━━━━━ Recorded information
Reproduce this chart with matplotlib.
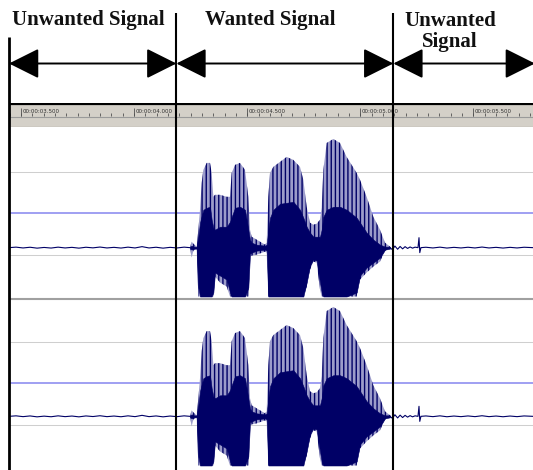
import matplotlib
matplotlib.use("Agg")
import matplotlib.pyplot as plt
import numpy as np

# ---- values ----
# segment boundaries in seconds (the last one sits just past the right edge)
segment_bounds = [3.447, 4.187, 5.146, 5.772]
segment_labels = ["Unwanted Signal", "Wanted Signal", "Unwanted\nSignal"]
label_times = [3.796, 4.601, 5.397]

ruler_major = [3.5, 4.0, 4.5, 5.0, 5.5]
ruler_labels = ["00:00:03.500", "00:00:04.000", "00:00:04.500",
                "00:00:05.000", "00:00:05.500"]

# speech burst envelope (time in s, amplitude in screen px above baseline)
env_t = [4.2471, 4.2545, 4.2618, 4.2766, 4.2840, 4.2913, 4.2987, 4.3061,
         4.3208, 4.3355, 4.3429, 4.3503, 4.3577, 4.3798, 4.4092, 4.4240,
         4.4314, 4.4461, 4.4682, 4.4903, 4.5050, 4.5124, 4.5197, 4.5418,
         4.5787, 4.5860, 4.5934, 4.6008, 4.6155, 4.6450, 4.6744, 4.7039,
         4.7334, 4.7482, 4.7629, 4.7776, 4.7924, 4.8071, 4.8218, 4.8292,
         4.8366, 4.8513, 4.8807, 4.9102, 4.9397, 4.9839, 4.9987, 5.0281,
         5.0576, 5.0871, 5.1092, 5.1313]
env_top = [1, 6, 4, 1, 18, 38, 65, 78, 85, 85, 75, 51, 53, 53, 51, 51,
           75, 83, 85, 78, 51, 18, 11, 8, 3, 5, 51, 75, 81, 86, 91, 88,
           81, 68, 41, 25, 23, 24, 28, 40, 78, 105, 109, 105, 91, 75, 68, 51,
           31, 18, 5, 1]
env_core_top = [1, 2, 1, 1, 11, 25, 32, 38, 40, 41, 28, 20, 18, 21, 21, 26,
                31, 40, 41, 38, 18, 8, 5, 3, 2, 3, 18, 30, 38, 44, 45, 46,
                38, 30, 21, 15, 11, 11, 11, 18, 31, 38, 41, 41, 38, 30, 25, 15,
                8, 3, 1, 1]
env_core_low = [-1, -2, -1, -1, -40, -49, -49, -49, -49, -49, -49, -45, -25,
                -28, -32, -45, -49, -49, -49, -49, -40, -6, -5, -3, -2, -3,
                -49, -49, -49, -49, -49, -49, -49, -49, -35, -18, -12, -13,
                -35, -45, -49, -49, -49, -49, -49, -45, -28, -20, -15, -10,
                -2, -1]
env_low = [-1, -10, -3, -1, -49, -49, -49, -49, -49, -49, -49, -49, -29, -35,
           -39, -49, -49, -49, -49, -49, -49, -9, -8, -7, -4, -5, -49, -49,
           -49, -49, -49, -49, -49, -49, -39, -22, -14, -15, -42, -49, -49,
           -49, -49, -49, -49, -49, -32, -25, -19, -14, -3, -1]

# background noise before and after the word
quiet_pre_t = [3.447, 3.478, 3.509, 3.540, 3.571, 3.602, 3.633, 3.664, 3.695,
               3.725, 3.756, 3.787, 3.818, 3.849, 3.880, 3.911, 3.942, 3.973,
               4.004, 4.035, 4.066, 4.097, 4.128, 4.159, 4.190, 4.221, 4.247]
quiet_pre_amp = [0, 0.5, -0.3, 0.4, -0.5, 0.2, -0.4, 0.5, -0.3, 0.3, -0.5,
                 0.4, -0.2, 0.6, -0.3, 0.3, -0.4, 0.5, -0.3, 1.0, -0.3, 0.4,
                 -0.5, 0.3, -0.3, 0.5, 0]
quiet_post_t = [5.131, 5.142, 5.153, 5.165, 5.176, 5.187, 5.198, 5.209, 5.220,
                5.231, 5.242, 5.255, 5.2595, 5.263, 5.268, 5.290, 5.321, 5.352,
                5.383, 5.414, 5.445, 5.476, 5.507, 5.538, 5.569, 5.600, 5.631,
                5.662, 5.693, 5.724, 5.764]
quiet_post_amp = [0, -2.0, 1.6, -1.6, 1.2, -1.2, 1.0, -0.8, 0.7, -0.5, 0.5, 0,
                  10, -5, 0, 0.4, -0.3, 0.5, -0.4, 0.3, -0.3, 0.4, -0.3, 0.6,
                  -0.3, 0.3, -0.4, 0.3, -0.3, 0.4, 0]

# editor grid lines per channel (px above baseline)
ch_gray_lines = [[76, -7], [74, -9]]
ch_blue_lines = [35, 33]

# ---- layout (pixels of a 533x470 screenshot) ----
W, H = 533, 470
T_LEFT = 3.4072
T_RIGHT = 5.7635
T_PANEL = 3.4469
NAVY = "#000066"
LAVENDER = "#9c9cca"


def px_axes(fig, x0, y0, x1, y1):
    """Add an axes from pixel box (top-left origin)."""
    return fig.add_axes([x0 / W, 1 - y1 / H, (x1 - x0) / W, (y1 - y0) / H])


fig = plt.figure(figsize=(W / 100, H / 100), dpi=100, facecolor="white")
plt.rcParams["hatch.linewidth"] = 1.0

# ruler
ax_r = px_axes(fig, 9, 103, W, 127.5)
ax_r.set_xlim(T_PANEL, T_RIGHT)
ax_r.set_ylim(127.5, 103)
ax_r.set_axis_off()
ax_r.add_patch(plt.Rectangle((0, 0), 1, 1, transform=ax_r.transAxes,
                             facecolor="#d4d0c8", edgecolor="none", zorder=0))
ax_r.axhline(104.2, color="black", lw=1.6)
ax_r.axhline(116.7, color="#9a9a9a", lw=0.8)
ax_r.axhline(127.0, color="#555555", lw=0.8)
minor = np.arange(3.45, 5.76, 0.05)
ax_r.vlines(minor, 113.2, 115.6, color="#505050", lw=0.6)
ax_r.vlines(ruler_major, 108.2, 115.6, color="#505050", lw=0.6)
for t, lab in zip(ruler_major, ruler_labels):
    ax_r.text(t + 0.006, 112.6, lab, fontsize=4.0, color="#303030",
              ha="left", va="baseline", family="DejaVu Sans")

# two audio channels
channel_boxes = [(127.5, 297.5, -50, 120.5), (300.5, 470, -53.5, 115.5)]
for ci, (y0, y1, lo, hi) in enumerate(channel_boxes):
    ax = px_axes(fig, 9, y0, W, y1)
    ax.set_xlim(T_PANEL, T_RIGHT)
    ax.set_ylim(lo, hi)
    ax.set_axis_off()
    for g in ch_gray_lines[ci]:
        ax.axhline(g, color="#cfcfcf", lw=0.75, zorder=1)
    ax.axhline(ch_blue_lines[ci], color="#8f8ff0", lw=1.2, zorder=1)

    ax.fill_between(env_t, env_low, env_top, facecolor=LAVENDER,
                    edgecolor=NAVY, linewidth=0, hatch="||||", zorder=2)
    ax.fill_between(env_t, env_core_low, env_core_top, color=NAVY,
                    linewidth=0.4, zorder=3)
    ax.plot(quiet_pre_t, quiet_pre_amp, color=NAVY, lw=0.8, zorder=3)
    ax.plot(quiet_post_t, quiet_post_amp, color=NAVY, lw=0.8, zorder=3)

# overlay: marker lines, arrows and labels
ax_o = fig.add_axes([0, 0, 1, 1])
ax_o.set_zorder(10)
ax_o.patch.set_visible(False)
ax_o.set_xlim(T_LEFT, T_RIGHT)
ax_o.set_ylim(H, 0)
ax_o.set_axis_off()

# channel separator
ax_o.hlines(299, T_PANEL, T_RIGHT, color="#a0a0a0", lw=1.5)

ax_o.vlines(segment_bounds[0], 37, H, color="black", lw=2.0)
ax_o.vlines(segment_bounds[1:3], 13, H, color="black", lw=1.5)

ARROW_Y = 63.5
for t0, t1 in zip(segment_bounds[:-1], segment_bounds[1:]):
    ax_o.annotate(
        "", xy=(t1, ARROW_Y), xytext=(t0, ARROW_Y), xycoords="data",
        annotation_clip=False,
        arrowprops=dict(arrowstyle="<|-|>,head_length=1.0,head_width=0.5",
                        mutation_scale=18.8, color="black", lw=1.4,
                        shrinkA=0, shrinkB=0),
    )

for t, lab in zip(label_times, segment_labels):
    for li, line in enumerate(lab.split("\n")):
        ax_o.text(t, 25.3 + (1.2 if li == 0 and "\n" in lab else 0) + li * 21.6,
                  line, ha="center", va="baseline", fontsize=15,
                  fontweight="bold", family="Liberation Serif", color="#111111")

fig.savefig("out.png", dpi=100, facecolor="white")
━━━━━━━━━━
▸ Written instruction
Exactly restate the lines from the beginning of the data through the line with "label_times = [3.796, 4.601, 5.397]", and no others, keeping pictures out.

▸ Correct output
Reproduce this chart with matplotlib.
import matplotlib
matplotlib.use("Agg")
import matplotlib.pyplot as plt
import numpy as np

# ---- values ----
# segment boundaries in seconds (the last one sits just past the right edge)
segment_bounds = [3.447, 4.187, 5.146, 5.772]
segment_labels = ["Unwanted Signal", "Wanted Signal", "Unwanted\nSignal"]
label_times = [3.796, 4.601, 5.397]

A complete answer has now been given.